Я подхватила её на руки, не обращая внимания на оглушительный бунтарский визг. Кубики взлетели вслед за её цепкими пальчиками, как лоскуток за кошачьими коготками. Она задергала ногами, извиваясь у меня на руках, почувствовав, что я собираюсь подвести итог её бодрствованию. И что же вы думаете? Маленькая предательница потянула ручки в папину сторону, и тот немедленно подоспел ей на помощь.

– Отдай её мне, – раздраженно сказал он, и Алиска повисла на его шее, точно на спасательном круге. Пряча влажные глаза, молчаливой тенью я поплелась восвояси. Я боялась прочитать издевку в ответ на мои слезы. Но все же напоследок не удержалась и взглянула искоса в его сторону.
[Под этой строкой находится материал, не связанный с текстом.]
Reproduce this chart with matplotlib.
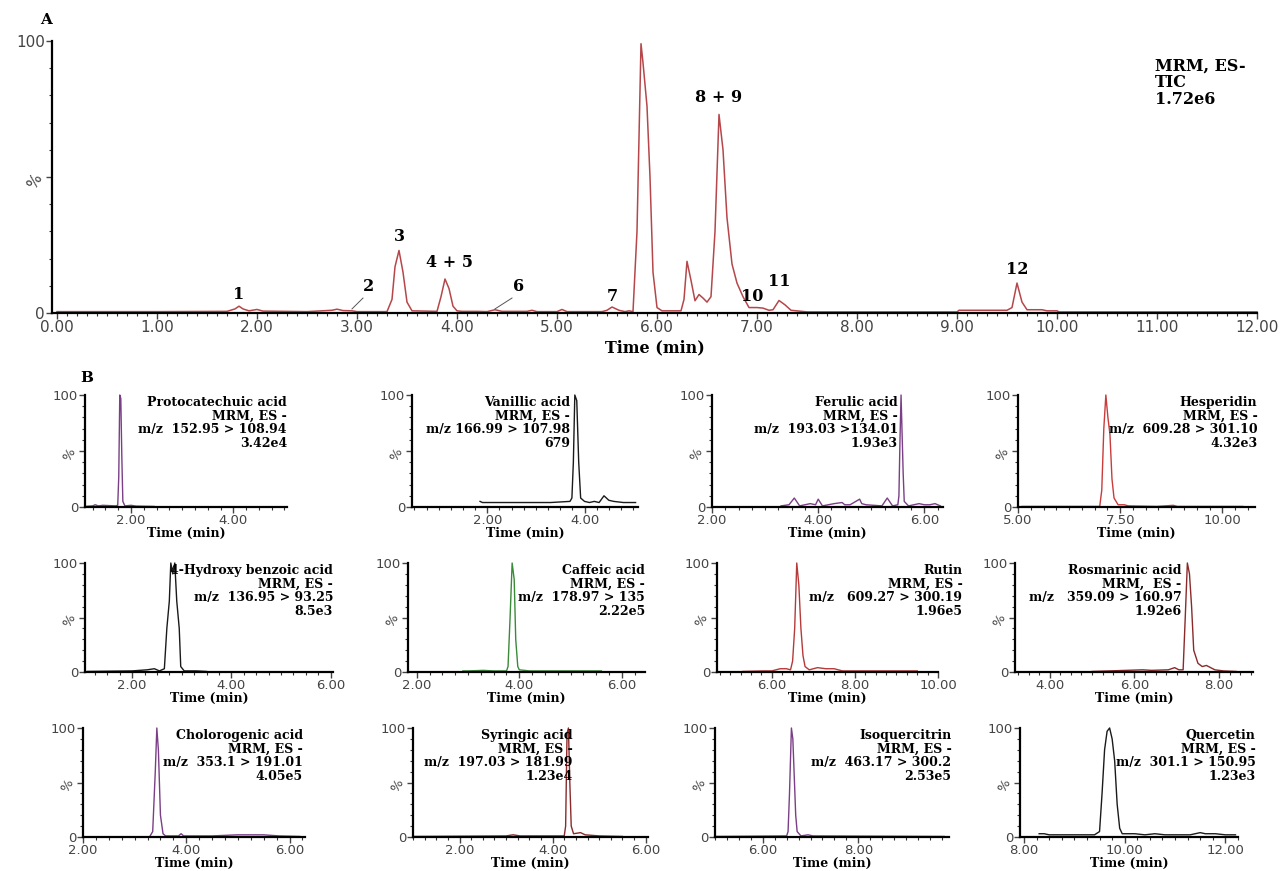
import matplotlib
matplotlib.use("Agg")
import matplotlib.pyplot as plt
from matplotlib.ticker import MultipleLocator

W, H = 1286, 871

# ---- panel A: total ion chromatogram (time in min, relative intensity %)
tic_time = [0.00, 1.00, 1.70, 1.78, 1.82, 1.86, 1.92, 2.00, 2.06, 2.50, 2.75, 2.80, 2.86, 2.95, 3.00,
            3.30, 3.35, 3.38, 3.42, 3.46, 3.50, 3.55, 3.80, 3.84, 3.88, 3.92, 3.96, 4.00, 4.05, 4.20,
            4.30, 4.38, 4.45, 4.70, 4.75, 4.80, 5.00, 5.05, 5.10, 5.45, 5.50, 5.55, 5.62, 5.68, 5.72,
            5.76, 5.80, 5.84, 5.86, 5.90, 5.93, 5.96, 6.00, 6.05, 6.24, 6.27, 6.30, 6.34, 6.38, 6.42,
            6.46, 6.50, 6.54, 6.58, 6.62, 6.66, 6.70, 6.75, 6.80, 6.86, 6.92, 7.00, 7.06, 7.12, 7.16,
            7.22, 7.28, 7.34, 7.45, 7.50, 9.00, 9.02, 9.50, 9.55, 9.60, 9.65, 9.70, 9.85, 9.90, 10.00,
            10.02, 12.00]
tic_int = [0.5, 0.5, 0.6, 1.5, 2.5, 1.5, 0.8, 1.3, 0.7, 0.5, 1.0, 1.4, 0.9, 0.8, 0.5,
           0.5, 5.0, 17.0, 23.0, 15.0, 4.0, 0.8, 0.6, 6.0, 12.5, 9.0, 2.5, 0.8, 0.6, 0.6,
           0.5, 1.2, 0.6, 0.6, 1.0, 0.5, 0.5, 1.3, 0.5, 0.5, 1.0, 2.2, 1.0, 0.5, 0.8,
           0.5, 30.0, 99.0, 92.0, 76.0, 50.0, 15.0, 2.0, 0.8, 0.8, 5.0, 19.0, 12.0, 4.5, 6.8,
           5.5, 4.0, 6.0, 30.0, 73.0, 60.0, 35.0, 18.0, 11.0, 6.0, 2.0, 2.0, 1.8, 1.0, 1.2,
           4.6, 3.0, 1.0, 0.6, 0.4, 0.4, 1.0, 1.0, 2.0, 11.0, 4.0, 1.2, 1.2, 0.8, 0.8,
           0.4, 0.4]

peak_ids = ["1", "2", "3", "4 + 5", "6", "7", "8 + 9", "10", "11", "12"]
peak_x = [1.82, 3.12, 3.42, 3.92, 4.62, 5.55, 6.62, 6.95, 7.22, 9.60]
peak_y = [3.5, 6.5, 25.0, 15.5, 6.5, 3.0, 76.0, 3.0, 8.5, 13.0]

# ---- panel B: extracted MRM traces
names = ["Protocatechuic acid", "Vanillic acid", "Ferulic acid", "Hesperidin",
         "4-Hydroxy benzoic acid", "Caffeic acid", "Rutin", "Rosmarinic acid",
         "Cholorogenic acid", "Syringic acid", "Isoquercitrin", "Quercetin"]
transitions = ["m/z  152.95 > 108.94", "m/z 166.99 > 107.98", "m/z  193.03 >134.01", "m/z  609.28 > 301.10",
               "m/z  136.95 > 93.25", "m/z  178.97 > 135", "m/z   609.27 > 300.19", "m/z   359.09 > 160.97",
               "m/z  353.1 > 191.01", "m/z  197.03 > 181.99", "m/z  463.17 > 300.2", "m/z  301.1 > 150.95"]
ion_mode = ["MRM, ES -", "MRM, ES -", "MRM, ES -", "MRM, ES -",
            "MRM, ES -", "MRM, ES -", "MRM, ES -", "MRM,  ES -",
            "MRM, ES -", "MRM, ES -", "MRM, ES -", "MRM, ES -"]
counts = ["3.42e4", "679", "1.93e3", "4.32e3", "8.5e3", "2.22e5",
          "1.96e5", "1.92e6", "4.05e5", "1.23e4", "2.53e5", "1.23e3"]

x_ranges = [(1.10, 5.05), (0.45, 5.10), (2.00, 6.35), (5.00, 10.80),
            (1.05, 6.05), (1.83, 6.45), (4.68, 9.95), (3.18, 8.80),
            (2.00, 6.30), (1.00, 6.05), (5.00, 9.90), (7.92, 12.25)]
x_ticks = [[2, 4], [2, 4], [2, 4, 6], [5, 7.5, 10],
           [2, 4, 6], [2, 4, 6], [6, 8, 10], [4, 6, 8],
           [2, 4, 6], [2, 4, 6], [6, 8], [8, 10, 12]]

traces_t = [
    [1.10, 1.25, 1.30, 1.36, 1.45, 1.70, 1.74, 1.76, 1.78, 1.80, 1.82, 1.84, 1.88, 2.00, 2.10, 2.45],
    [1.85, 1.90, 2.60, 3.30, 3.50, 3.70, 3.74, 3.77, 3.80, 3.84, 3.88, 3.92, 4.00, 4.10, 4.20, 4.30,
     4.40, 4.50, 4.60, 4.80, 5.05],
    [3.30, 3.45, 3.55, 3.65, 3.85, 3.95, 4.00, 4.08, 4.30, 4.45, 4.50, 4.60, 4.78, 4.82, 4.90, 5.20,
     5.30, 5.40, 5.50, 5.52, 5.54, 5.56, 5.58, 5.60, 5.62, 5.70, 5.90, 6.00, 6.10, 6.20, 6.30],
    [5.10, 7.00, 7.05, 7.10, 7.15, 7.20, 7.25, 7.30, 7.35, 7.45, 7.60, 7.70, 8.40, 8.80, 8.90, 10.50],
    [1.10, 2.00, 2.30, 2.45, 2.55, 2.65, 2.70, 2.75, 2.78, 2.82, 2.86, 2.90, 2.95, 2.98, 3.05, 3.30,
     3.50],
    [2.90, 3.00, 3.30, 3.50, 3.75, 3.78, 3.82, 3.86, 3.90, 3.93, 3.97, 4.00, 4.20, 5.60],
    [5.30, 5.80, 6.00, 6.20, 6.35, 6.45, 6.50, 6.55, 6.60, 6.65, 6.70, 6.75, 6.80, 6.90, 7.10, 7.30,
     7.50, 7.70, 8.00, 9.50],
    [5.00, 6.20, 6.40, 6.80, 6.95, 7.05, 7.15, 7.20, 7.25, 7.30, 7.35, 7.40, 7.50, 7.60, 7.70, 7.80,
     7.90, 8.10, 8.40],
    [3.30, 3.35, 3.40, 3.43, 3.46, 3.50, 3.55, 3.60, 3.85, 3.90, 3.95, 4.50, 5.00, 5.50, 5.80, 6.20],
    [1.00, 3.00, 3.15, 3.30, 4.25, 4.28, 4.31, 4.34, 4.37, 4.40, 4.45, 4.60, 4.70, 5.00, 5.50],
    [5.00, 6.50, 6.53, 6.56, 6.60, 6.63, 6.66, 6.69, 6.72, 6.80, 6.95, 7.05, 9.80],
    [8.30, 8.40, 8.50, 9.00, 9.40, 9.50, 9.55, 9.60, 9.65, 9.70, 9.75, 9.80, 9.85, 9.90, 9.95, 10.20,
     10.40, 10.60, 10.80, 11.30, 11.50, 11.60, 11.80, 12.00, 12.20],
]
traces_i = [
    [0.5, 1.0, 2.0, 1.0, 1.5, 1.0, 1.5, 27.0, 100.0, 97.0, 45.0, 5.0, 1.0, 1.5, 0.8, 0.5],
    [5.0, 4.0, 4.0, 4.0, 4.5, 5.0, 8.0, 40.0, 100.0, 95.0, 40.0, 8.0, 5.0, 4.0, 5.0, 4.0,
     10.0, 6.0, 5.0, 4.0, 4.0],
    [1.0, 2.0, 8.0, 1.0, 3.0, 2.0, 7.0, 1.0, 3.0, 4.0, 2.0, 2.0, 7.0, 3.0, 2.0, 1.0,
     8.0, 1.0, 2.0, 10.0, 60.0, 100.0, 65.0, 30.0, 5.0, 1.0, 3.0, 2.0, 2.0, 3.0, 1.0],
    [0.5, 0.5, 15.0, 70.0, 100.0, 80.0, 65.0, 25.0, 8.0, 2.0, 2.0, 1.0, 0.5, 1.5, 0.5, 0.5],
    [0.5, 1.0, 2.0, 3.0, 1.0, 3.0, 40.0, 65.0, 100.0, 90.0, 100.0, 65.0, 40.0, 5.0, 1.0, 1.0,
     0.5],
    [1.0, 1.0, 1.5, 1.0, 1.0, 5.0, 50.0, 100.0, 85.0, 30.0, 5.0, 2.0, 1.0, 1.0],
    [0.5, 1.0, 1.0, 3.0, 3.0, 2.0, 10.0, 40.0, 100.0, 80.0, 40.0, 15.0, 5.0, 2.0, 4.0, 3.0,
     3.0, 1.0, 1.0, 1.0],
    [0.5, 2.0, 1.5, 2.0, 4.0, 2.0, 2.0, 50.0, 100.0, 90.0, 60.0, 20.0, 8.0, 5.0, 6.0, 4.0,
     2.0, 1.0, 0.5],
    [1.0, 5.0, 60.0, 100.0, 80.0, 20.0, 3.0, 1.0, 1.0, 3.0, 1.0, 1.0, 2.0, 2.0, 1.0, 0.5],
    [0.5, 1.0, 2.0, 1.0, 1.0, 10.0, 95.0, 100.0, 50.0, 10.0, 3.0, 4.0, 2.0, 1.0, 0.5],
    [0.5, 1.0, 5.0, 40.0, 100.0, 90.0, 55.0, 20.0, 5.0, 1.0, 2.0, 1.0, 0.5],
    [3.0, 3.0, 2.0, 2.0, 2.0, 5.0, 40.0, 80.0, 97.0, 100.0, 90.0, 70.0, 30.0, 8.0, 3.0, 3.0,
     2.0, 3.0, 2.0, 2.0, 4.0, 3.0, 3.0, 2.0, 2.0],
]
trace_colors = ["#7a3f86", "#1a1a1a", "#7a3f86", "#c83c3c",
                "#1a1a1a", "#3a8a3a", "#b53a3a", "#8a2a2a",
                "#7a3f86", "#8a2a2a", "#7a3f86", "#1a1a1a"]
# right edge of the label block, as fraction of the axes width
label_xfrac = [1.0, 0.70, 0.805, 1.01, 1.0, 1.0, 1.11, 0.70, 0.99, 0.68, 1.01, 1.08]

# panel pixel boxes (left, right) per column and (top, bottom) per row
col_px = [[(85, 287), (412, 638), (712, 943), (1018, 1255)],
          [(85, 333), (408, 645), (717, 938), (1015, 1253)],
          [(83, 305), (413, 648), (715, 949), (1020, 1238)]]
row_px = [(395, 507), (563, 672), (728, 837)]

serif = "DejaVu Serif"
sans = "DejaVu Sans"


def add_axes_px(fig, left, right, top, bottom):
    return fig.add_axes([left / W, 1 - bottom / H, (right - left) / W, (bottom - top) / H])


def style_axes(ax, tick_fs):
    for s in ["top", "right"]:
        ax.spines[s].set_visible(False)
    ax.spines["left"].set_linewidth(1.6)
    ax.spines["bottom"].set_linewidth(1.6)
    ax.set_ylim(0, 100)
    ax.set_yticks([0, 50, 100])
    ax.set_yticklabels(["0", "%", "100"])
    ax.get_yticklabels()[1].set_rotation(60)
    ax.get_yticklabels()[1].set_fontsize(tick_fs - 3)
    ax.yaxis.set_minor_locator(MultipleLocator(10))
    ax.tick_params(axis="both", which="major", length=4, width=1.0, labelsize=tick_fs,
                   colors="#444444", pad=1)
    ax.tick_params(axis="both", which="minor", length=2.5, width=0.8, colors="#333333")
    for lab in ax.get_xticklabels() + ax.get_yticklabels():
        lab.set_fontfamily(sans)


fig = plt.figure(figsize=(W / 100, H / 100), dpi=100)
fig.patch.set_facecolor("white")

# ---- A
axA = add_axes_px(fig, 52, 1257, 41, 313)
axA.plot(tic_time, tic_int, color="#b5474a", lw=1.1, clip_on=False)
axA.set_xlim(-0.05, 12.0)
axA.set_xticks(range(0, 13))
axA.set_xticklabels([f"{v:.2f}" for v in range(0, 13)])
axA.xaxis.set_minor_locator(MultipleLocator(0.1))
style_axes(axA, 11)
axA.set_xlabel("Time (min)", fontfamily=serif, fontweight="bold", fontsize=11.5, labelpad=3)
for lab, px, py in zip(peak_ids, peak_x, peak_y):
    axA.text(px, py, lab, ha="center", va="bottom", fontfamily=serif, fontweight="bold", fontsize=11.5)
# leader lines for the small peaks 2 and 6
axA.plot([2.95, 3.06], [1.5, 5.5], color="#555555", lw=0.7)
axA.plot([4.38, 4.55], [1.5, 5.5], color="#555555", lw=0.7)
axA.text(0.915, 0.94, "MRM, ES-\nTIC\n1.72e6", transform=axA.transAxes, ha="left", va="top",
         fontfamily=serif, fontweight="bold", fontsize=11.5, linespacing=1.0)
fig.text(40 / W, 1 - 20 / H, "A", fontfamily=serif, fontweight="bold", fontsize=11, va="center")

# ---- B
fig.text(80 / W, 1 - 378 / H, "B", fontfamily=serif, fontweight="bold", fontsize=11, va="center")
for i in range(12):
    r, c = divmod(i, 4)
    left, right = col_px[r][c]
    top, bottom = row_px[r]
    ax = add_axes_px(fig, left, right, top, bottom)
    ax.plot(traces_t[i], traces_i[i], color=trace_colors[i], lw=1.0, clip_on=False)
    ax.set_xlim(*x_ranges[i])
    ax.set_xticks(x_ticks[i])
    ax.set_xticklabels([f"{v:.2f}" for v in x_ticks[i]])
    step = x_ticks[i][1] - x_ticks[i][0]
    ax.xaxis.set_minor_locator(MultipleLocator(step / 8))
    style_axes(ax, 9.5)
    ax.set_xlabel("Time (min)", fontfamily=serif, fontweight="bold", fontsize=9, labelpad=0)
    ax.text(label_xfrac[i], 0.99, f"{names[i]}\n{ion_mode[i]}\n{transitions[i]}\n{counts[i]}",
            transform=ax.transAxes, ha="right", va="top", fontfamily=serif, fontweight="bold",
            fontsize=9, linespacing=1.05, multialignment="right")

fig.savefig("out.png", dpi=100, facecolor="white")
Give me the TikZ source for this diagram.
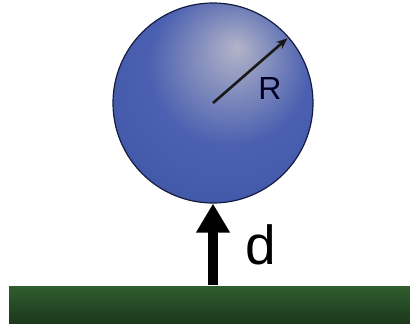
\documentclass[tikz,border=0pt]{standalone}
\usepackage{fontspec}
\setmainfont{Liberation Sans}
\usetikzlibrary{arrows.meta}
\definecolor{hl}{HTML}{B2B4C8}
\definecolor{midblue}{HTML}{4B60B0}
\definecolor{ballblue}{HTML}{3E56A8}
\definecolor{balledge}{HTML}{2C4190}
\definecolor{balloutline}{HTML}{151C40}
\definecolor{gtop}{HTML}{2F5E2F}
\definecolor{gbot}{HTML}{1C381C}
\pgfdeclareradialshading{sphereshade}{\pgfpoint{6bp}{14bp}}{%
  color(0bp)=(hl); color(5bp)=(hl!75!midblue); color(20bp)=(midblue);
  color(38bp)=(ballblue); color(50bp)=(balledge); color(60bp)=(balledge)}
\tikzset{
  ball/.style={circle, minimum size=200pt, inner sep=0pt, shading=sphereshade,
    draw=balloutline, line width=1.2pt},
  ground/.style={rectangle, minimum width=401pt, minimum height=37pt, inner sep=0pt,
    top color=gtop, bottom color=gbot, draw=none},
  bigarrow/.style={line width=10pt, -{Triangle[width=32pt,length=29pt]}},
  radarrow/.style={line width=2.6pt, -{Stealth[length=11pt,width=9pt]}, color=black!90},
  lbl/.style={inner sep=0pt, font=\fontsize{#1}{#1}\selectfont}
}
\begin{document}
\begin{tikzpicture}[x=1pt,y=-1pt]
\useasboundingbox (0,0) rectangle (410,325);
\node[ball] (sphere) at (213,103) {};
\node[ground] (floor) at (209.5,304.5) {};
\draw[bigarrow] (213,285) coordinate (dstart) -- (sphere.south);
\draw[radarrow, shorten >=2pt] (sphere.center) -- (sphere.41.6);
\node[lbl=32pt, text=black!85!blue] (R) at (270,88) {R};
\node[lbl=55pt] (d) at (261,245) {d};
\end{tikzpicture}
\end{document}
Сквозь завесу жестокости в его взгляде проступила несозвучная выражению лица, живая, тщетно скрываемая, молчаливая боль. Встреча наших взглядов была мимолетной, но этого мне хватило понять, что ему по-человечески плохо.

Оказавшись на его месте, я едва ли смогла бы молчать. Мое сердце разрывалось бы и стонало от жгучей обиды. А он, глядите, молчит, терпеливо вынося несправедливую боль. И я к счастью или сожалению знаю, почему: он все отдает на суд моей совести, моему сознанию. Дает мне время остыть от страсти и свободу в выборе того, что мне важней и ценней. Это, действительно, так. Я знаю своего мужа, как не знает никто, и еще его манеру полностью мне доверять. И эта боль делившего со мной судьбу человека непрошено вдруг отозвалась и в моем сердце. Я мучительно пыталась вспомнить, когда еще испытала подобное ощущение. И вспомнила. Это был сон. Там под чужими кулаками его силы иссякли, и он упал. Я кричала и плакала, увидев его лежащим в ногах нападавших и упрямо пытавшимся поднятьс. Тогда меня захватил колючий холод от возможной потери. Очень похожий холодок пробежал внутри меня и сейчас. Я почувствовала вдруг отвращение к себе, к своим ничтожным помыслам и эгоистичным желаниям получить его благосклонность для восстановления удобного равновесия в собственной душонке. На миг мне показалось, что любовь, которую я выкармливала своей фантазией, блуждая в романтических дебрях и отстраняясь от отведенной мне судьбой реальности, напоминает больше забаву, нежели истинное чувство. Однако не было еще той последней силы, что смогла бы изменить мой прежний настрой и заставить свести на нет призрачное счастье, которым я жила и дышала последнее время.